Mix complete fertiliser – Yates Blood & Bone, Dynamic Lifter or Thrive Granular into the soil before sowing, but don’t let the plant food come into direct contact with the seeds.

Sow seeds into damp soil (approx. 25mm deep) and don’t water again for a couple of days. Be careful not to overwater.  Both seeds and plants will rot if they’re too wet. Climbing peas like Yates Telephone, Snow Peas and Climbing Sugarsnap will need a supporting trellis to climb on. 

Even the taller ‘dwarf’ peas, such as Greenfeast, will perform better if given some support.  If there’s no room for a trellis, low growing Yates Earlicrop Massey is the best choice. 

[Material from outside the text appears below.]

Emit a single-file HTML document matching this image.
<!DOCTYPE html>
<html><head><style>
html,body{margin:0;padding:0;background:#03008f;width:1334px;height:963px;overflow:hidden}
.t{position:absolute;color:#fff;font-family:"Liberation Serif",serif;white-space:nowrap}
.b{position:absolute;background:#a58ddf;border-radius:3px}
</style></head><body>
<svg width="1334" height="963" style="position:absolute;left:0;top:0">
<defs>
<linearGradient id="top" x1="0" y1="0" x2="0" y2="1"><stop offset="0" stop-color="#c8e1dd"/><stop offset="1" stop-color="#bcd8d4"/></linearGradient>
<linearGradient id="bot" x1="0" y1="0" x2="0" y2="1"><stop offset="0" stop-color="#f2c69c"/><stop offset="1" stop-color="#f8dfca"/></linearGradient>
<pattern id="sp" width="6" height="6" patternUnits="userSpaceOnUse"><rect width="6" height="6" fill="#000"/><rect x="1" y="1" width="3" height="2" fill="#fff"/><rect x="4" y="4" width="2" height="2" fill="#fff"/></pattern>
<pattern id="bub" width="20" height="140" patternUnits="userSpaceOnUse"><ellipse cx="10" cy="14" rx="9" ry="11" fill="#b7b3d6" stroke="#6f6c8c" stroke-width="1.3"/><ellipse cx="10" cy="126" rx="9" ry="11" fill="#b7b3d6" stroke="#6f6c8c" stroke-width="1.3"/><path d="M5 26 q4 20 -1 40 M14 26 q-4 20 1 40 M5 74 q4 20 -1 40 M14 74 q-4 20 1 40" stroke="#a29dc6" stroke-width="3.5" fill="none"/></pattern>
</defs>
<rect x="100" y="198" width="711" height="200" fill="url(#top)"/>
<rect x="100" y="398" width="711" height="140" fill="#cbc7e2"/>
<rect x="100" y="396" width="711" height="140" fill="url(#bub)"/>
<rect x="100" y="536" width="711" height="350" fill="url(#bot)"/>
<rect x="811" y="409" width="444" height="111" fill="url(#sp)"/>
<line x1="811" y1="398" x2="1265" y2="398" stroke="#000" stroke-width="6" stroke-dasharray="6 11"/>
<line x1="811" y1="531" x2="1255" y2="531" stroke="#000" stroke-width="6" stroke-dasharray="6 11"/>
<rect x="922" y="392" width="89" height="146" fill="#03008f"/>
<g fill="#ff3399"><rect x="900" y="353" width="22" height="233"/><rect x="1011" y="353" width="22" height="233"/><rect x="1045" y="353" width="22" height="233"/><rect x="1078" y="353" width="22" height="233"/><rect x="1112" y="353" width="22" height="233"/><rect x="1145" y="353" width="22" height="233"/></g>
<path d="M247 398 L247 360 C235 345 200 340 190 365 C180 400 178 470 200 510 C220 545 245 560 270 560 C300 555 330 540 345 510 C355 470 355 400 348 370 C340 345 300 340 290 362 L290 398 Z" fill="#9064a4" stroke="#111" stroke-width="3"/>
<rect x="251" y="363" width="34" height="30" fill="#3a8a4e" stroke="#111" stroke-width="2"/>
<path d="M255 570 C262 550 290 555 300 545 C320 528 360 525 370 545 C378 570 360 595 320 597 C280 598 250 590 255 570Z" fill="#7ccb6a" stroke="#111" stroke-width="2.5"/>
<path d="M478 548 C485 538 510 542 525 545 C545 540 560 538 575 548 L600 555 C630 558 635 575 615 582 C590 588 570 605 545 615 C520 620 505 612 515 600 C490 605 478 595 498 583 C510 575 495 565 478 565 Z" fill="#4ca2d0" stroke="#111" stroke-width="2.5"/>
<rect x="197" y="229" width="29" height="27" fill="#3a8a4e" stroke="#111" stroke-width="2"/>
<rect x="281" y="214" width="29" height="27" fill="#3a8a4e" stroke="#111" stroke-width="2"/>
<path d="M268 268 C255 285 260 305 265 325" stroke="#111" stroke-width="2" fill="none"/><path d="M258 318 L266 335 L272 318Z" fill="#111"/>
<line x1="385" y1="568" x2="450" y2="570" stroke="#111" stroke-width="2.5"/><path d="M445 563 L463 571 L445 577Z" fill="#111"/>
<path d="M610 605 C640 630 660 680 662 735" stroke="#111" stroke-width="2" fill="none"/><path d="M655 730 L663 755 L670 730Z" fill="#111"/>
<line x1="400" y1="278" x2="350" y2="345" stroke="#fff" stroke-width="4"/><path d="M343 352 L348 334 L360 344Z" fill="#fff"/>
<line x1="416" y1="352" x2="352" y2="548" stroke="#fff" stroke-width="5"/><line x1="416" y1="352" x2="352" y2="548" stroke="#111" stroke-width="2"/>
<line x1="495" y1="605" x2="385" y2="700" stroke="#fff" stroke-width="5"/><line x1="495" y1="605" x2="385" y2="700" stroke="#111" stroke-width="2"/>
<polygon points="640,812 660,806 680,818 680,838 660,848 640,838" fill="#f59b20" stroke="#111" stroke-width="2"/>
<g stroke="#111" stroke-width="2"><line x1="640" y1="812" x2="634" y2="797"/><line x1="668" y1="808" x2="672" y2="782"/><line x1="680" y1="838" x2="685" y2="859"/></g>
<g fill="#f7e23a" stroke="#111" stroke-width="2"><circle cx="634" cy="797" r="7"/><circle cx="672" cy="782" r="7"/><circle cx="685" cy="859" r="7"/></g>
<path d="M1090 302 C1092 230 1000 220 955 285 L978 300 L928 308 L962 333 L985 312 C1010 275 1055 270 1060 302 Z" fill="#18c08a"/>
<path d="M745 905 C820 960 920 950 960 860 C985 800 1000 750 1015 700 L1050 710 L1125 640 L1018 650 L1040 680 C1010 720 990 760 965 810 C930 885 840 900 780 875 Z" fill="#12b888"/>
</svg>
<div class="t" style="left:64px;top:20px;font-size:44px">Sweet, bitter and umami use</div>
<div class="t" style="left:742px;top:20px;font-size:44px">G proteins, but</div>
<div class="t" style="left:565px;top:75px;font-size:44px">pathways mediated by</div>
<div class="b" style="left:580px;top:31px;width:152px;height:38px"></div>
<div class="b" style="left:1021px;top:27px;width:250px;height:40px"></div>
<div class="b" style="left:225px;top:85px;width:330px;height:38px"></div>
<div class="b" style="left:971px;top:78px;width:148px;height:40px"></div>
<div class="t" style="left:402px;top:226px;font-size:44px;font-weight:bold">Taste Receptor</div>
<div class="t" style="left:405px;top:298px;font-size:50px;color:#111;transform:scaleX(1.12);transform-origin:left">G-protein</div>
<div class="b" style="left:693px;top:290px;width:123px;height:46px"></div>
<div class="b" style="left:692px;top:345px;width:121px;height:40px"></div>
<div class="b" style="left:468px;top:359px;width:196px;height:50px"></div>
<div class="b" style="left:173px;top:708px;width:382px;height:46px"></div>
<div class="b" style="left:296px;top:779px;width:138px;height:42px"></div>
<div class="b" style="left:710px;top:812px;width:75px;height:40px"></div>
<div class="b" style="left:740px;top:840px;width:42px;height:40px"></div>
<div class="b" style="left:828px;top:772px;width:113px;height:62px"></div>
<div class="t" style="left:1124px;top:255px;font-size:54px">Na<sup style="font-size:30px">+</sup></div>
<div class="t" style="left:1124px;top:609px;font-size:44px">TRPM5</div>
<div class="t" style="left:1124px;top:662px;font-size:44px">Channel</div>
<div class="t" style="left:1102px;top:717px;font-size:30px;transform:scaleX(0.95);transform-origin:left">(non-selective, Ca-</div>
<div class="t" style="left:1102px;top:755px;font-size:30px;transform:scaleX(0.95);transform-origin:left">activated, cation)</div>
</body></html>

Peas grow well during the cooler months. The flowers can be damaged by frost so, in very cold areas, wait until spring for crops.  Mildew is a common problem, first appearing as powdery patches on the leaves and plants, may eventually cause the plant to collapse.  Try to keep leaves as dry as possible (water at the base and in the morning) and spray with a milk solution (1 part full cream milk to 9 parts water).

Harvest pods regularly to keep more crops coming and, at the end of the season, dig the plants into the soil so that they can add valuable nitrogen.